A developer entered into negotiations to acquire some surplus local authority land for an incinerator. Planning permission for the incinerator had already been granted. Following local elections there is a change in the composition and political control of the local authority. After pressure from new councillors who have campaigned against the incinerator and a full debate, the local authority’s executive decides to end the negotiations. This is on the grounds that the land is needed for housing and employment uses.
The local authority’s decision is unlikely to be found to be biased, so long as the eventual decision was taken on proper grounds and after a full consideration of all the relevant issues.
What do I do if I need advice?
If you are unsure as to whether your views or any action you have previously taken may amount to predetermination you should always seek advice from the monitoring officer (or the clerk if you are a parish councillor).
The Golden Rule is be safe –seek advice if in doubt before you act.
Appendix 1 - Interests Flowchart
The flowchart below gives a simple guide to declaring an interest under the code.

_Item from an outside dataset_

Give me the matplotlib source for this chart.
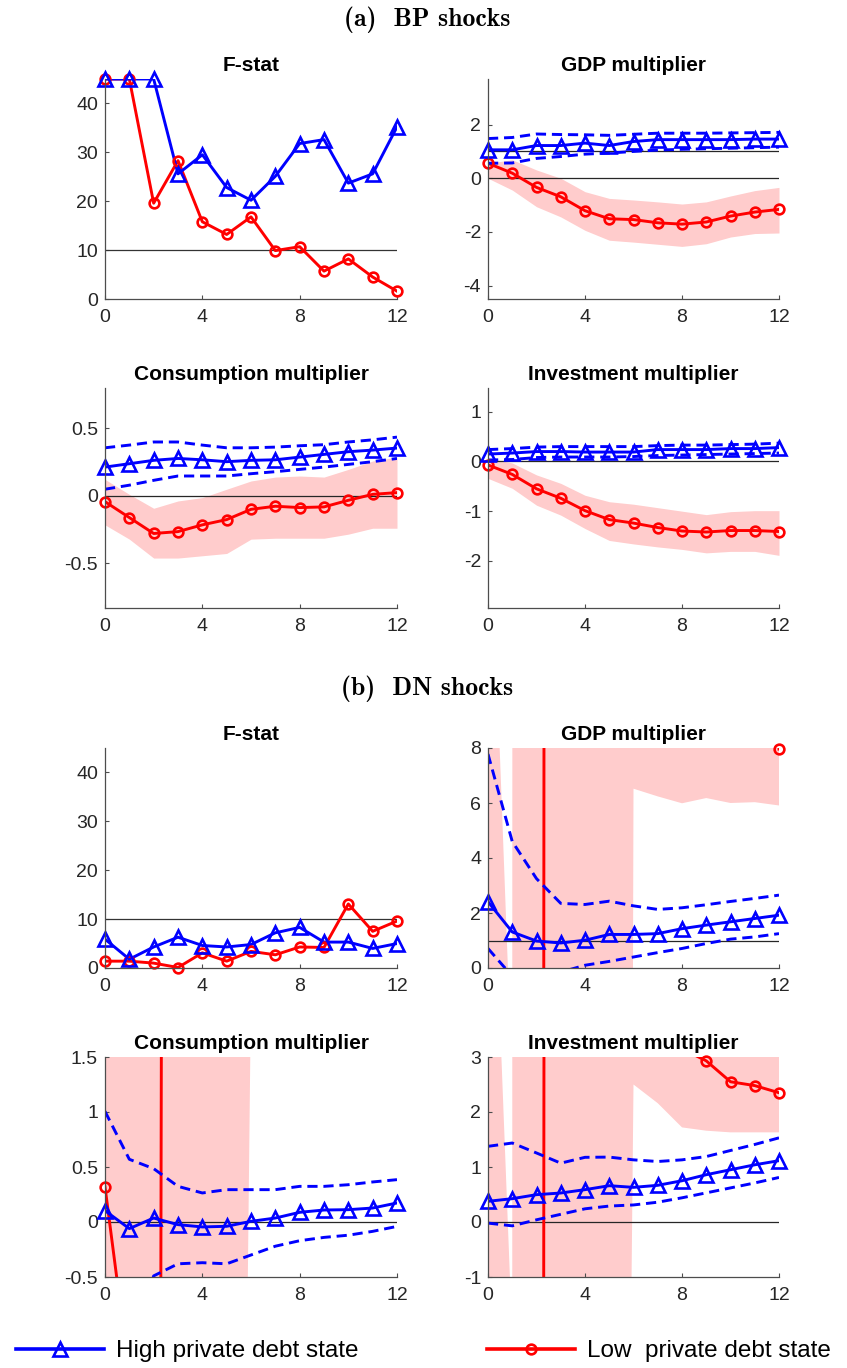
import numpy as np
import matplotlib.pyplot as plt
from matplotlib.lines import Line2D
from matplotlib.ticker import FuncFormatter

plt.rcParams['font.family'] = ['Liberation Sans', 'DejaVu Sans']
plt.rcParams['axes.unicode_minus'] = False

W, H = 847, 1368
h = np.arange(13)

# ---- (a) BP shocks ----
bp_f_high = [45, 45, 45, 25.6, 29.5, 22.8, 20.2, 25.1, 31.8, 32.6, 23.7, 25.6, 35.2]
bp_f_low = [45, 45, 19.6, 28.3, 15.8, 13.2, 16.8, 9.9, 10.7, 5.7, 8.2, 4.5, 1.6]

bp_gdp_high = [1.06, 1.06, 1.22, 1.22, 1.31, 1.22, 1.37, 1.44, 1.44, 1.44, 1.44, 1.46, 1.46]
bp_gdp_high_hi = [1.48, 1.52, 1.65, 1.63, 1.62, 1.60, 1.64, 1.68, 1.68, 1.68, 1.69, 1.70, 1.71]
bp_gdp_high_lo = [0.56, 0.57, 0.74, 0.81, 0.90, 0.94, 1.00, 1.05, 1.08, 1.10, 1.12, 1.14, 1.16]
bp_gdp_low = [0.56, 0.19, -0.34, -0.69, -1.21, -1.51, -1.54, -1.66, -1.71, -1.63, -1.41, -1.26, -1.16]
bp_gdp_low_hi = [0.56, 0.69, 0.31, 0.0, -0.50, -0.75, -0.81, -0.88, -0.96, -0.88, -0.66, -0.46, -0.34]
bp_gdp_low_lo = [0.0, -0.44, -1.06, -1.44, -1.94, -2.31, -2.38, -2.46, -2.54, -2.44, -2.19, -2.06, -2.04]

bp_c_high = [0.214, 0.239, 0.264, 0.278, 0.268, 0.254, 0.264, 0.268, 0.288, 0.308, 0.328, 0.34, 0.355]
bp_c_high_hi = [0.357, 0.377, 0.40, 0.40, 0.377, 0.357, 0.357, 0.362, 0.372, 0.38, 0.40, 0.416, 0.436]
bp_c_high_lo = [0.05, 0.08, 0.116, 0.148, 0.148, 0.148, 0.165, 0.18, 0.197, 0.214, 0.234, 0.254, 0.278]
bp_c_low = [-0.042, -0.16, -0.278, -0.264, -0.214, -0.175, -0.099, -0.076, -0.086, -0.081, -0.032, 0.012, 0.025]
bp_c_low_hi = [0.123, 0.012, -0.091, -0.037, -0.012, 0.05, 0.111, 0.14, 0.148, 0.14, 0.197, 0.259, 0.288]
bp_c_low_lo = [-0.214, -0.32, -0.46, -0.46, -0.443, -0.426, -0.32, -0.313, -0.313, -0.313, -0.283, -0.239, -0.239]

bp_i_high = [0.15, 0.17, 0.20, 0.20, 0.19, 0.19, 0.19, 0.24, 0.24, 0.24, 0.26, 0.26, 0.28]
bp_i_high_hi = [0.24, 0.26, 0.29, 0.30, 0.30, 0.30, 0.30, 0.32, 0.33, 0.33, 0.34, 0.35, 0.37]
bp_i_high_lo = [0.03, 0.04, 0.08, 0.09, 0.09, 0.09, 0.10, 0.12, 0.13, 0.14, 0.15, 0.16, 0.17]
bp_i_low = [-0.07, -0.26, -0.55, -0.74, -0.99, -1.17, -1.24, -1.33, -1.40, -1.42, -1.39, -1.39, -1.41]
bp_i_low_hi = [0.07, -0.03, -0.27, -0.44, -0.68, -0.81, -0.86, -0.93, -1.0, -1.07, -1.01, -0.99, -0.99]
bp_i_low_lo = [-0.34, -0.54, -0.88, -1.08, -1.35, -1.59, -1.66, -1.72, -1.77, -1.84, -1.81, -1.81, -1.89]

# ---- (b) DN shocks ----
dn_f_high = [5.9, 1.8, 4.3, 6.3, 4.6, 4.3, 4.8, 7.2, 8.3, 5.3, 5.3, 4.0, 5.0]
dn_f_low = [1.4, 1.4, 1.0, 0.1, 3.1, 1.4, 3.4, 2.7, 4.3, 4.2, 13.1, 7.5, 9.6]

dn_gdp_high = [2.41, 1.31, 0.98, 0.91, 1.01, 1.22, 1.22, 1.25, 1.43, 1.56, 1.68, 1.80, 1.92]
dn_gdp_high_hi = [7.78, 4.6, 3.25, 2.35, 2.31, 2.43, 2.26, 2.13, 2.19, 2.30, 2.42, 2.53, 2.65]
dn_gdp_high_lo = [0.71, -0.3, -0.5, -0.15, 0.1, 0.24, 0.40, 0.56, 0.71, 0.89, 1.05, 1.13, 1.25]
dn_gdp_low = [-20, -60, -300, 700, 900, 800, 600, 500, 400, 300, 200, 100, 7.96]
dn_gdp_low_hi = [19.3, -4.2, 3000, 3000, 3000, 3000, 60, 55, 50, 50, 50, 50, 50]
dn_gdp_low_lo = [-20, -50, -3000, -3000, -3000, -300, 6.52, 6.24, 5.99, 6.18, 6.0, 6.03, 5.91]

dn_c_high = [0.103, -0.06, 0.036, -0.024, -0.045, -0.039, 0.006, 0.036, 0.088, 0.109, 0.112, 0.127, 0.173]
dn_c_high_hi = [1.006, 0.57, 0.485, 0.324, 0.264, 0.294, 0.294, 0.294, 0.324, 0.324, 0.339, 0.364, 0.385]
dn_c_high_lo = [-1.6, -1.2, -0.49, -0.38, -0.37, -0.38, -0.30, -0.22, -0.17, -0.14, -0.12, -0.085, -0.04]
dn_c_low = [0.32, -1.39, -30, 70, 60, 50, 40, 35, 30, 25, 20, 15, 10]
dn_c_low_hi = [40, 40, 40, 40, 40, 40, 40, 40, 40, 40, 40, 40, 40]
dn_c_low_lo = [-20, -20, -30, -30, -30, -17.9, 2.1, 2.5, 3, 3, 3, 3, 3]

dn_i_high = [0.376, 0.424, 0.497, 0.527, 0.588, 0.66, 0.63, 0.667, 0.75, 0.86, 0.95, 1.04, 1.115]
dn_i_high_hi = [1.376, 1.436, 1.255, 1.07, 1.176, 1.18, 1.13, 1.10, 1.13, 1.19, 1.30, 1.41, 1.53]
dn_i_high_lo = [-0.02, -0.07, 0.04, 0.14, 0.24, 0.29, 0.31, 0.36, 0.44, 0.53, 0.62, 0.71, 0.81]
dn_i_low = [-10, -20, -120, 280, 200, 150, 100, 50, 3.15, 2.93, 2.55, 2.48, 2.35]
dn_i_low_hi = [9.3, -2.1, 3000, 3000, 3000, 3000, 60, 60, 60, 60, 60, 60, 60]
dn_i_low_lo = [-20, -60, -3000, -3000, -3000, -41.5, 2.5, 2.16, 1.72, 1.66, 1.63, 1.63, 1.63]

BLUE = (0, 0, 1)
RED = (1, 0, 0)
PINK = (1, 0.8, 0.8)
DASH = (0, (3.5, 2))

fig = plt.figure(figsize=(W / 100, H / 100), dpi=100)


def make_axes(x0, x1, ytop, ybot):
    # pixel box -> figure fraction
    return fig.add_axes([x0 / W, 1 - ybot / H, (x1 - x0) / W, (ybot - ytop) / H])


def style(ax, title, ylim, yticks):
    ax.set_xlim(0, 12)
    ax.set_ylim(*ylim)
    ax.set_xticks([0, 4, 8, 12])
    ax.set_yticks(yticks)
    ax.yaxis.set_major_formatter(FuncFormatter(lambda v, p: '%g' % v))
    for s in ['top', 'right']:
        ax.spines[s].set_visible(False)
    for s in ['left', 'bottom']:
        ax.spines[s].set_color('0.3')
        ax.spines[s].set_linewidth(0.9)
        ax.spines[s].set_zorder(6)
    ax.tick_params(direction='in', length=3, color='0.3', labelsize=14,
                   labelcolor='0.15')
    ax.tick_params(axis='y', pad=5)
    ax.tick_params(axis='x', pad=7)
    ax.set_title(title, fontsize=15, fontweight='bold', pad=6)


def state_line(ax, y, color, marker, ms, ylim):
    y = np.asarray(y, float)
    ax.plot(h, y, color=color, lw=2.1, zorder=3)
    inside = (y >= ylim[0]) & (y <= ylim[1])
    ax.plot(h[inside], y[inside], ls='none', marker=marker, ms=ms, mfc='none',
            mec=color, mew=1.9, clip_on=False, zorder=4)


def fstat_panel(ax, high, low):
    ylim = (0, 45)
    ax.axhline(10, color='0.2', lw=0.9, zorder=2)
    state_line(ax, low, RED, 'o', 7, ylim)
    state_line(ax, high, BLUE, '^', 10, ylim)
    style(ax, 'F-stat', ylim, [0, 10, 20, 30, 40])


def mult_panel(ax, title, high, high_lo, high_hi, low, low_lo, low_hi,
               ylim, yticks, refs):
    ax.fill_between(h, low_lo, low_hi, color=PINK, lw=0, zorder=1)
    for r in refs:
        ax.axhline(r, color='0.15', lw=0.9, zorder=2)
    state_line(ax, low, RED, 'o', 7, ylim)
    ax.plot(h, high_hi, color=BLUE, lw=2.1, ls=DASH, zorder=3)
    ax.plot(h, high_lo, color=BLUE, lw=2.1, ls=DASH, zorder=3)
    state_line(ax, high, BLUE, '^', 10, ylim)
    style(ax, title, ylim, yticks)


LX = (105, 397)
RX = (488, 779)

ax = make_axes(*LX, 79, 299)
fstat_panel(ax, bp_f_high, bp_f_low)

ax = make_axes(*RX, 79, 299)
mult_panel(ax, 'GDP multiplier', bp_gdp_high, bp_gdp_high_lo, bp_gdp_high_hi,
           bp_gdp_low, bp_gdp_low_lo, bp_gdp_low_hi, (-4.5, 3.7), [-4, -2, 0, 2], [0, 1])

ax = make_axes(*LX, 388, 608)
mult_panel(ax, 'Consumption multiplier', bp_c_high, bp_c_high_lo, bp_c_high_hi,
           bp_c_low, bp_c_low_lo, bp_c_low_hi, (-0.83, 0.8), [-0.5, 0, 0.5], [0])

ax = make_axes(*RX, 388, 608)
mult_panel(ax, 'Investment multiplier', bp_i_high, bp_i_high_lo, bp_i_high_hi,
           bp_i_low, bp_i_low_lo, bp_i_low_hi, (-2.95, 1.48), [-2, -1, 0, 1], [0])

ax = make_axes(*LX, 748, 968)
fstat_panel(ax, dn_f_high, dn_f_low)

ax = make_axes(*RX, 748, 968)
mult_panel(ax, 'GDP multiplier', dn_gdp_high, dn_gdp_high_lo, dn_gdp_high_hi,
           dn_gdp_low, dn_gdp_low_lo, dn_gdp_low_hi, (0, 8), [0, 2, 4, 6, 8], [1])

ax = make_axes(*LX, 1057, 1277)
mult_panel(ax, 'Consumption multiplier', dn_c_high, dn_c_high_lo, dn_c_high_hi,
           dn_c_low, dn_c_low_lo, dn_c_low_hi, (-0.5, 1.5), [-0.5, 0, 0.5, 1, 1.5], [0])

ax = make_axes(*RX, 1057, 1277)
mult_panel(ax, 'Investment multiplier', dn_i_high, dn_i_high_lo, dn_i_high_hi,
           dn_i_low, dn_i_low_lo, dn_i_low_hi, (-1, 3), [-1, 0, 1, 2, 3], [0])

# section headings in Computer Modern bold
head_font = dict(family=['cmb10', 'DejaVu Serif'], size=18.5)
fig.text(0.504, 1 - 20 / H, '(a)  BP shocks', ha='center', va='center', fontdict=head_font)
fig.text(0.504, 1 - 689 / H, '(b)  DN shocks', ha='center', va='center', fontdict=head_font)

handles = [
    Line2D([], [], color=BLUE, lw=2.6, marker='^', ms=10, mfc='none', mew=1.9),
    Line2D([], [], color=RED, lw=2.6, marker='o', ms=7, mfc='none', mew=1.9),
]
fig.legend(handles, ['High private debt state', 'Low  private debt state'],
           loc='center', bbox_to_anchor=(0.5, 1 - 1351 / H), ncol=2, frameon=False,
           fontsize=17.5, handlelength=3.6, handletextpad=0.5, columnspacing=5.3,
           borderaxespad=0, borderpad=0)

fig.savefig('out.png', dpi=100)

Appendix 2 - General Principles
The Seven Principles of Public Life (also known as the Nolan Principles) outline the ethical standards those working in the public sector are expected to adhere to. The principles apply to all public office holders at all levels including ministers, civil servants, councillors, and local authority officers, as well as private and voluntary organisations delivering services paid for by public funds. The principles are:
Holders of public office should act solely in terms of the public interest.
Holders of public office must avoid placing themselves under any obligation to people or organisations that might try inappropriately to influence them in their work. They should not act or take decisions in order to gain financial or other material benefits for themselves, their family, or their friends. They must declare and resolve any interests and relationships.
Holders of public office must act and take decisions impartially, fairly and on merit, using the best evidence and without discrimination or bias.
Holders of public office are accountable to the public for their decisions and actions and must submit themselves to the scrutiny necessary to ensure this.
Holders of public office should act and take decisions in an open and transparent manner. Information should not be withheld from the public unless there are clear and lawful reasons for so doing.
Holders of public office should be truthful.
Holders of public office should exhibit these principles in their own behaviour. They should actively promote and robustly support the principles and be willing to challenge poor behaviour wherever it occurs.
These principles underpin the standards that councillors should uphold and form the basis for the Code of Conduct, where the Principles have been translated into a series of clear rules. While fundamental to the Code of Conduct the principles are not part of the rules of the code and should be used for guidance and interpretation only.